Private sector banks and foreign banks are the major players in the market along with the NBFCs. However, some of the public sector banks have also entered the arena.

Banks financing of IPOs is a part of the overall capital market exposure which is limited to 5 per cent of the advances of the previous year.

The maximum amount that can be granted for IPO finance is Rs 10 lakh (Rs 1 million). There is also a margin of 40 per cent that is applied on all advances including financing of IPOs.

NBFCs are raking in the moolah as there is no cap on lending and also on the margin requirements. They are becoming very aggressive and reducing the margin requirements to as low as 20 per cent.

The NBFCs generally tie-up with banks to keep a check on the whole process of refund and allotment.

An NBFC of a large corporate claims to have financed Rs 600 crore (Rs  6billion) in the Maruti IPO. It is also looking aggressively at the UCO Bank and IOB issues too.

UTI Bank is looking at financing Rs 15-20 crore (Rs 150-200 million) each in both the UCO Bank and IOB IPOs.

"It is a good opportunity to deploy short term money as the position gets liquidated in a month. The interest rate on this loan is better than the repo rate which is 4.5 per cent," said UTI Bank's president (merchant banking) M M Agarwal.

The bank's total capital market exposure is at around Rs 225 crore (Rs 2.25 billion). It can go up to around Rs 350 crore (Rs 3.50 billion) to reach the 5 per cent cap.

IDBI Bank, which had financed Rs 26 crore (Rs 260 million) in the Maruti IPO, is actively looking at this market.

HDFC Bank is possibly the most aggressive player in this market. The bank is looking at only limited financing of around Rs 15-20 crore in each of the IPOs as it does not have much of a headroom left. The banks' capital market exposure is at around 4.75 per cent.

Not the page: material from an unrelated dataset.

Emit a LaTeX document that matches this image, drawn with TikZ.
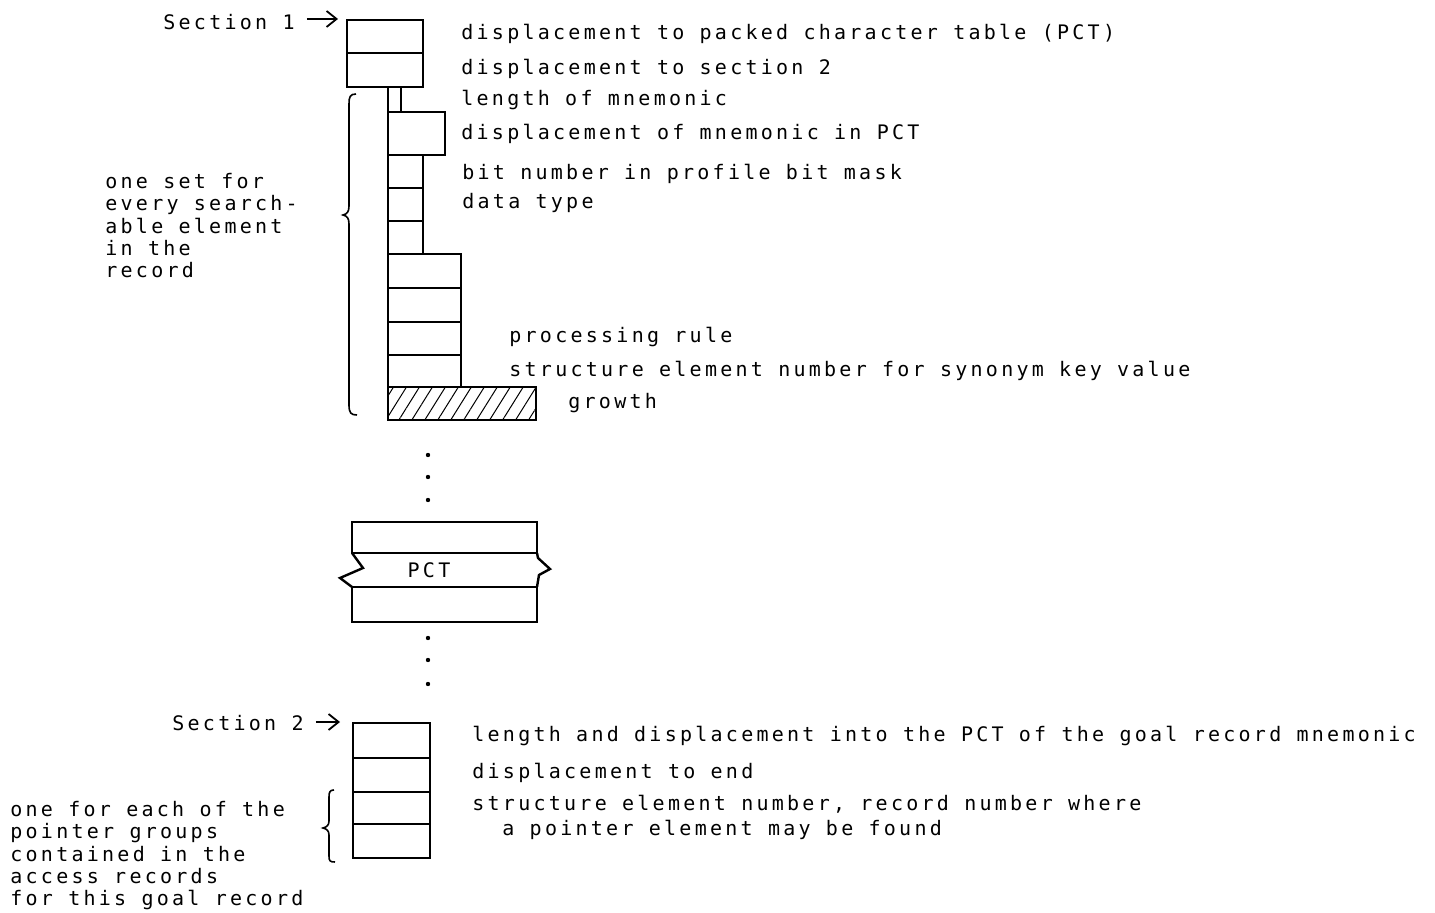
\documentclass[tikz,border=0pt]{standalone}
\usepackage{fontspec}
\newfontfamily\typewr[LetterSpace=16.3]{DejaVu Sans Mono}
\usetikzlibrary{arrows.meta,patterns.meta}

\begin{document}
\begin{tikzpicture}[x=0.5pt, y=-0.5pt]
        \tikzset{
            cell/.style={draw, line width=1.2pt},
            lbl/.style={font={\typewr\fontsize{10pt}{11.15pt}\selectfont}, anchor=base west, inner sep=0pt},
            note/.style={lbl, align=left, anchor=north west},
            secarrow/.style={-{Straight Barb[length=5pt, width=8pt]}, line width=0.9pt},
            brace/.style={line width=0.8pt}
        }
        \useasboundingbox (0,0) rectangle (1435,913);

        % section 1
        \node[lbl] (sec1) at (163,30) {Section 1};
        \coordinate (sec1tip) at (338,19);
        \draw[secarrow] ([xshift=6pt]sec1.east |- sec1tip) -- (sec1tip);

        \draw[cell] (347,20) rectangle (423,87);
        \draw[cell] (347,53) -- (423,53);
        \draw[cell] (388,87) -- (388,112);
        \draw[cell] (401,87) -- (401,112);
        \draw[cell] (388,112) rectangle (445,155);
        \draw[cell] (388,155) rectangle (423,254);
        \draw[cell] (388,188) -- (423,188);
        \draw[cell] (388,221) -- (423,221);
        \draw[cell] (388,254) rectangle (461,387);
        \draw[cell] (388,288) -- (461,288);
        \draw[cell] (388,322) -- (461,322);
        \draw[cell] (388,355) -- (461,355);
        \draw[cell, pattern={Lines[angle=58, distance=5.5pt, line width=0.5pt]}] (388,387) rectangle (536,420);

        \node[lbl] (pctdisp) at (461,40) {displacement to packed character table (PCT)};
        \node[lbl] (sec2disp) at (461,75) {displacement to section 2};
        \node[lbl] (mnlen) at (461,106) {length of mnemonic};
        \node[lbl] (mndisp) at (461,140) {displacement of mnemonic in PCT};
        \node[lbl] (bitnum) at (462,180) {bit number in profile bit mask};
        \node[lbl] (dtype) at (462,209) {data type};
        \node[lbl] (prule) at (509,343) {processing rule};
        \node[lbl] (synkey) at (509,377) {structure element number for synonym key value};
        \node[lbl] (growth) at (568,409) {growth};

        \draw[brace] (356,94) .. controls (350,94) and (349,97) .. (349,104) -- (349,206)
            .. controls (349,212) and (347,214) .. (343,215)
            .. controls (347,216) and (349,218) .. (349,224) -- (349,405)
            .. controls (349,413) and (351,415) .. (357,415);
        \node[note] (oneset) at (105,173) {one set for\\every search-\\able element\\in the\\record};

        \fill (428,455) circle (1.1pt);
        \fill (428,477) circle (1.1pt);
        \fill (428,500) circle (1.1pt);

        % packed character table
        \draw[cell] (352,522) rectangle (537,553);
        \draw[cell] (352,587) rectangle (537,622);
        \draw[cell] (352,553) -- (363,568) -- (340,578) -- (352,587);
        \draw[cell] (537,553) -- (538,558) -- (550,569) -- (539,575) -- (537,587);
        \node[lbl, anchor=base] (pct) at (429,578) {PCT};

        \fill (428,638) circle (1.1pt);
        \fill (428,660) circle (1.1pt);
        \fill (428,684) circle (1.1pt);

        % section 2
        \node[lbl] (sec2) at (172,731) {Section 2};
        \coordinate (sec2tip) at (340,722);
        \draw[secarrow] ([xshift=6pt]sec2.east |- sec2tip) -- (sec2tip);

        \draw[cell] (353,723) rectangle (430,858);
        \draw[cell] (353,758) -- (430,758);
        \draw[cell] (353,792) -- (430,792);
        \draw[cell] (353,824) -- (430,824);

        \node[lbl] (goalmn) at (472,742) {length and displacement into the PCT of the goal record mnemonic};
        \node[lbl] (enddisp) at (472,779) {displacement to end};
        \node[lbl] (ptrnum) at (472,811) {structure element number, record number where};
        \node[lbl] (ptrfound) at (502,835) {a pointer element may be found};

        \draw[brace] (334,790) .. controls (330,790) and (329,792) .. (329,797) -- (329,821)
            .. controls (329,825) and (327,827) .. (323,828)
            .. controls (327,829) and (329,831) .. (329,835) -- (329,856)
            .. controls (329,861) and (330,862) .. (335,862);
        \node[note] (oneeach) at (10,801) {one for each of the\\pointer groups\\contained in the\\access records\\for this goal record};
    \end{tikzpicture}
\end{document}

There are, however, players who do not find the IPO financing market very attractive. StanChart has stopped IPO financing.

"There is very little money left in the business and too much of hassle. The lending period is very short and there is no stability in the book. It also competes with our core portfolio in this business loans against securities," says Standard Chartered Bank's general manager and head of wealth management Vikram Issar.

Bankers view this as one of the safest products. There is a lien on the depository account and both the shares and the refund comes directly to the bank.

The interest rate for the issue would depend on how much premium is expected when the share are listed and also on the quantum of allotment.